The SEC had previously noted that the advance information gave some traders an unfair advantage on others by allowing them to trade ahead of pending buy and sell orders using superfast computers.
SEC chairwoman Mary Schapiro had expressed her concern about the practice and had ordered a review of all flash trading activities earlier this year. On Thursday, the commission acted on those concerns by voting unanimously to propose a ban on flash trading.
The proposal will remain open for public comment for the next several weeks. If adopted, it would effectively ban equity exchanges, options exchanges and alternative trading systems, from displaying flash orders, the SEC said in a statement.

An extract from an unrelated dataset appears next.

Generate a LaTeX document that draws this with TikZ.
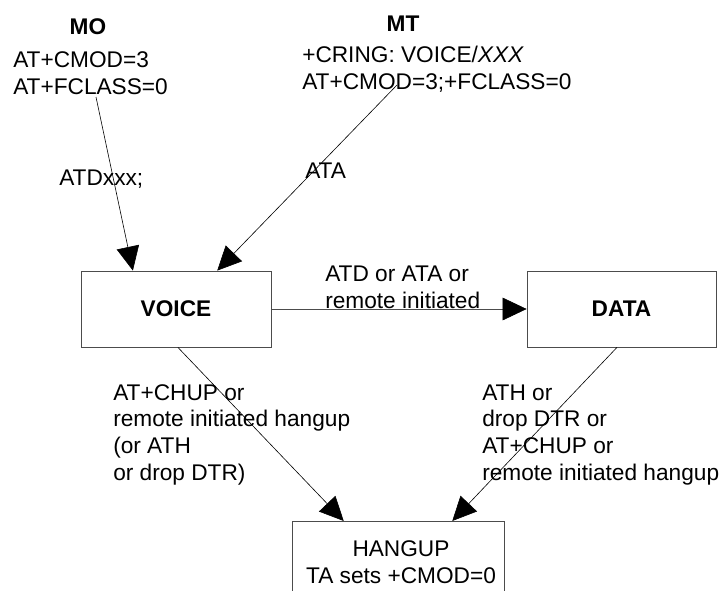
\documentclass[tikz,border=0pt]{standalone}
\usepackage{fontspec}
\setmainfont{Liberation Sans}
\usetikzlibrary{arrows.meta,calc}

\newcommand{\labelfont}{\fontsize{17}{20}\selectfont}

\tikzset{
  state/.style={draw=black!70, line width=0.6pt, font=\labelfont\bfseries, inner sep=0pt},
  trans/.style={-{Triangle[length=18pt,width=17pt,color=black]}, line width=0.45pt},
  txt/.style={inner sep=0pt, align=left, anchor=base west, font=\labelfont},
}

\begin{document}
\begin{tikzpicture}[x=0.75pt,y=-0.75pt]

\useasboundingbox (0,0) rectangle (722,590);

% states
\node [state, minimum width=142.5pt, minimum height=57pt] (voice) at (176,309) {VOICE};
\node [state, minimum width=141.75pt, minimum height=57pt] (data) at (621.5,309) {DATA};
\node [state, minimum width=159pt, minimum height=75pt, anchor=north] (hangup) at (398,521) {};
\node [font=\labelfont, align=center, anchor=base, inner sep=0pt] (hangtext) at (401,583) {HANGUP\\TA sets +CMOD=0};

% headers (base of a multi-line node = its last line)
\node [txt, font=\labelfont\bfseries, anchor=base] (mohead) at (88,34) {MO};
\node [txt] (mocmd) at (13,94) {AT+CMOD=3\\AT+FCLASS=0};
\node [txt, font=\labelfont\bfseries, anchor=base] (mthead) at (403,31) {MT};
\node [txt] (mtcmd) at (302,89) {+CRING: VOICE/\textit{XXX}\\AT+CMOD=3;+FCLASS=0};

% transition labels
\node [txt] (atd) at (59,185) {ATDxxx;};
\node [txt] (ata) at (305,178) {ATA};
\node [txt] (todata) at (325,308) {ATD or ATA or\\remote initiated};
\node [txt] (voicehang) at (113,480) {AT+CHUP or\\remote initiated hangup\\(or ATH\\or drop DTR)};
\node [txt] (datahang) at (482,480) {ATH or\\drop DTR or\\AT+CHUP or\\remote initiated hangup};

\coordinate (mostart) at (96,97);
\coordinate (mtstart) at (397,85);

\draw [trans] (mostart) -- ($(voice.north west)!0.274!(voice.north east)$);
\draw [trans] (mtstart) -- ($(voice.north west)!0.716!(voice.north east)$);
\draw [trans, draw=black!70] (voice.east) -- (data.west);
\draw [trans] ($(voice.south west)!0.51!(voice.south east)$) -- ($(hangup.north west)!0.245!(hangup.north east)$);
\draw [trans] ($(data.south west)!0.476!(data.south east)$) -- ($(hangup.north west)!0.755!(hangup.north east)$);

\end{tikzpicture}
\end{document}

The SEC's move is sure to allay some of the concerns over the practice raised in the U.S. Senate recently. In a letter to Schapiro in July, Sen. Charles Schumer (D-N.Y.) urged the SEC to consider banning the practice because it was creating a two-tiered system where a privileged group of insiders was receiving preferential treatment. The practice, he noted, deprived some of a "fair price" for their transactions and threatened to undermine the confidence of ordinary investors.
In his letter, Schumer also warned that if the SEC failed to act, the Senate would step in.
In a statement announcing the proposed ban, Schapiro relied on some of the same language used earlier by Schumer to justify the move. "Flash orders may create a two-tiered market by allowing only selected participants to access information about the best available prices for listed securities," Schapiro said. The "momentary head-start" it gives can produce inequities, she said.
Flash orders are offered by a number of stock exchanges, including the Nasdaq, Jersey City-based DirectEdge and BATS Exchanges Inc. of Kansas City. For a fee, these exchanges flash, or make available, information about buy and sell orders a few milliseconds before the one-second limit by which that the information is supposed to become publicly available under current SEC Regulation National Market System regulations. Large financial companies then use superfast computers to transact on the information before anyone else has even had a chance to see it, let alone act on it.
The practice is seen by some as having contributed to the high volatility on U.S. stock exchanges and accounted for $21 billion in profits in 2008 for companies that took advantage of it.